For a movement dedicated to peace - and also to opposing Fascism - the Second World War presented an enormous moral dilemma. Three weeks before the outbreak of hostilities, Woodcraft Folk had been at an international camp in Belgium, British children forming friendships with German and Austrian youngsters.

Many Woodcraft Folk members, including Fair, chose to be conscientious objectors. The organisation became associated with the Central Board of Conscientious Objectors and Fair supported members at the tribunals held to decide whether objections were based on genuine principles. Disruptions resulting from the war could have broken the Folk but much of the credit for rebuilding the movement is given to Fair.

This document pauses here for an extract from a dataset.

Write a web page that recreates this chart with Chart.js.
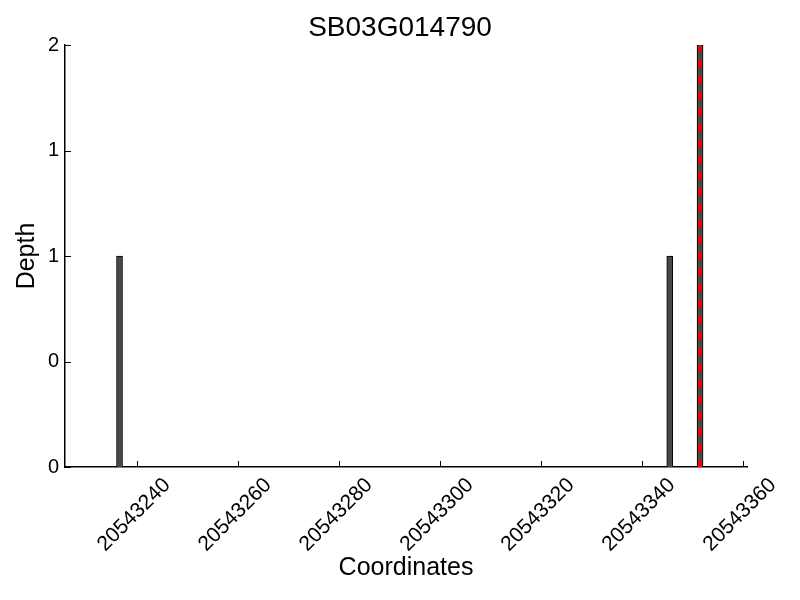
<!DOCTYPE html>
<html>
<head>
<meta charset="utf-8">
<script src="https://cdn.jsdelivr.net/npm/chart.js@4/dist/chart.umd.min.js"></script>
<style>
  html, body { margin: 0; padding: 0; background: #fff; }
  #wrap { width: 800px; height: 600px; }
</style>
</head>
<body>
<div id="wrap"><canvas id="depthChart" width="800" height="600"></canvas></div>
<script>
// read depth per position
const geneName = 'SB03G014790';
const coords = [20543236, 20543345, 20543351];
const depth = [1, 1, 2];
const markPos = 20543351;            // red dashed marker
const xTicks = [20543240, 20543260, 20543280, 20543300, 20543320, 20543340, 20543360];
const yTicks = [0, 0.5, 1, 1.5, 2];

const FONT = 'Liberation Sans, Arial, Helvetica, sans-serif';

// tick marks point into the plot area
const innerTicks = {
    id: 'innerTicks',
    afterDatasetsDraw(chart) {
        const {ctx, scales: {x, y}} = chart;
        ctx.save();
        ctx.strokeStyle = '#000';
        ctx.lineWidth = 1;
        ctx.beginPath();
        x.ticks.forEach(t => {
            const px = Math.round(x.getPixelForValue(t.value)) + 0.5;
            ctx.moveTo(px, x.top);
            ctx.lineTo(px, x.top - 6);
        });
        y.ticks.forEach(t => {
            const py = Math.round(y.getPixelForValue(t.value)) + 0.5;
            ctx.moveTo(y.right, py);
            ctx.lineTo(y.right + 6, py);
        });
        ctx.stroke();
        ctx.restore();
    }
};

new Chart(document.getElementById('depthChart'), {
    type: 'bar',
    data: {
        datasets: [
            {
                type: 'line',
                data: [{x: markPos + 0.5, y: 0}, {x: markPos + 0.5, y: 2}],
                borderColor: '#ff0000',
                borderWidth: 3.5,
                borderDash: [8, 8],
                pointRadius: 0,
                fill: false,
                order: 0
            },
            {
                data: coords.map((c, i) => ({x: c + 0.5, y: depth[i]})),
                backgroundColor: '#484848',
                borderColor: '#000',
                borderWidth: 1,
                barThickness: 6,
                order: 1
            }
        ]
    },
    options: {
        responsive: false,
        animation: false,
        layout: { padding: 0 },
        plugins: {
            legend: { display: false },
            tooltip: { enabled: false },
            title: {
                display: true,
                text: geneName,
                color: '#000',
                font: { family: FONT, size: 28, weight: 'normal' },
                padding: { top: 11, bottom: 0.4 }
            }
        },
        scales: {
            x: {
                type: 'linear',
                offset: false,
                min: 20543225.7,
                max: 20543360.8,
                afterBuildTicks: s => { s.ticks = xTicks.map(v => ({value: v})); },
                afterFit: s => { s.height = 133; },
                grid: { display: false, drawTicks: false },
                border: { display: true, color: '#000', width: 1.5 },
                ticks: {
                    color: '#000',
                    font: { family: FONT, size: 21 },
                    autoSkip: false,
                    maxRotation: 45,
                    minRotation: 45,
                    padding: 6,
                    labelOffset: 30,
                    callback: v => String(v)
                },
                title: {
                    display: true,
                    text: 'Coordinates',
                    color: '#000',
                    font: { family: FONT, size: 25 },
                    padding: { top: 0, bottom: 17 }
                }
            },
            y: {
                min: 0,
                max: 2,
                afterBuildTicks: s => { s.ticks = yTicks.map(v => ({value: v})); },
                afterFit: s => { s.width = 65; },
                grid: { display: false, drawTicks: false },
                border: { display: true, color: '#000', width: 1.5 },
                ticks: {
                    color: '#000',
                    font: { family: FONT, size: 20 },
                    padding: 6,
                    callback: v => Math.floor(v)
                },
                title: {
                    display: true,
                    text: 'Depth',
                    color: '#000',
                    font: { family: FONT, size: 25 },
                    padding: { top: 12, bottom: 0 }
                }
            },
            // empty right-hand strip so the title centres on the page
            spacer: {
                type: 'linear',
                position: 'right',
                afterFit: s => { s.width = 53; },
                grid: { display: false },
                border: { display: false },
                ticks: { display: false }
            }
        }
    },
    plugins: [innerTicks]
});
</script>
</body>
</html>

Another international camp was organised in Brighton in 1946, a fortnight after the introduction of bread rationing. Fair apologised to the Dutch leader for the meagre allowance of four slices per day, but was assured that in Holland they had learned to cook tulip bulbs.

He left paid work with the Woodcraft Folk in 1954 to be the Education Secretary of the London Co-operative Society and, on retirement, moved to Bruton in Somerset. In 1984 he was presented with the Labour Party Certificate of Merit by Neil Kinnock, in recognition of his 50 years of service, and in 1997, the Henry Fair Appeal launched in celebration of his 90th birthday raised nearly pounds 6,000 for Woodcraft Folk development.

Henry Fair, educationist: born London 8 August 1907; married (two sons, one daughter); died Bruton, Somerset 16 February 1999.